UK: With more hybrid workers set to spend more time in the office, comfort conditions will be increasingly important, according to a new survey. 

The survey conducted on behalf of air conditioning manufacturer Samsung reveals that although almost two-thirds (64%) of workers in the UK with hybrid working patterns are planning to spend more time in the office in 2023 than in 2022, 66% would be deterred from heading to the office if the air conditioning wasn’t working or was, in their opinion, of low quality.

Among those putting in more days in the office, the average was 9.2 extra days per month in 2023 compared to 2022. This was particularly marked amongst 18 to 24-year-olds, with 81% of that age group planning more face-to-face days with their co-workers.

Almost half (46%) of those surveyed planned to take advantage of office air conditioning if there is a repeat heatwave this summer.  In addition, 35% of workers said they go in to the office when the weather is hot to make use of the air conditioning.

Despite this return to the office, 24% of hybrid workers were not satisfied with their office air conditioning, and of those 40% reported that it is often not functioning properly. Interestingly, almost a third (31%) of hybrid workers who have experienced problems with air conditioning say the problem is cold draughts.

Control systems

Samsung insists that control systems have a key role in office comfort. Just under half (42%) of respondents admitted to a dispute about the air conditioning. A third of respondents (34%) had argued with colleagues about what temperature the room should be set at and just under a quarter (24%) have complained about the temperature going up and down due to people constantly altering it.

The most common trigger for the dispute is individuals setting the thermostat to suit themselves (37%). Over half (55%) of hybrid workers say that their offices have a single control system to manage the temperature for the whole working space.
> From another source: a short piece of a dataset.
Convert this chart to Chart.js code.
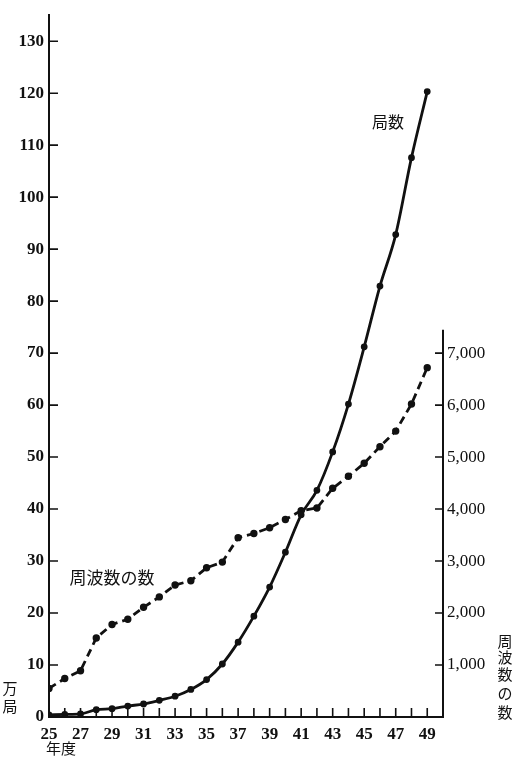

Only a third (36%) have systems that allow them to control the temperature by office area and only a quarter of offices have a democratic approach to controlling the temperature in their workspace, allowing each employee to cast an equal vote. However, this progressive approach doesn’t apply everywhere. 15% of respondents stated that in their offices, the boss will be in charge of setting the temperature.

Samsung maintains that workers’ changing lifestyles is changing expectations of public spaces, from offices to gyms. More than half (57%) of hybrid workers in the UK (rising to almost two thirds (62%) among women) would avoid a gym where the air conditioning wasn’t up to their standard. Almost a half (45%) say they’d avoid a restaurant or pub with a similar problem and almost a quarter (24%) would side-step a shop.

The survey was compiled from a relatively small sample of 500 hybrid working adults in the UK, from a mix of sources and ages and nationally representative of gender and region.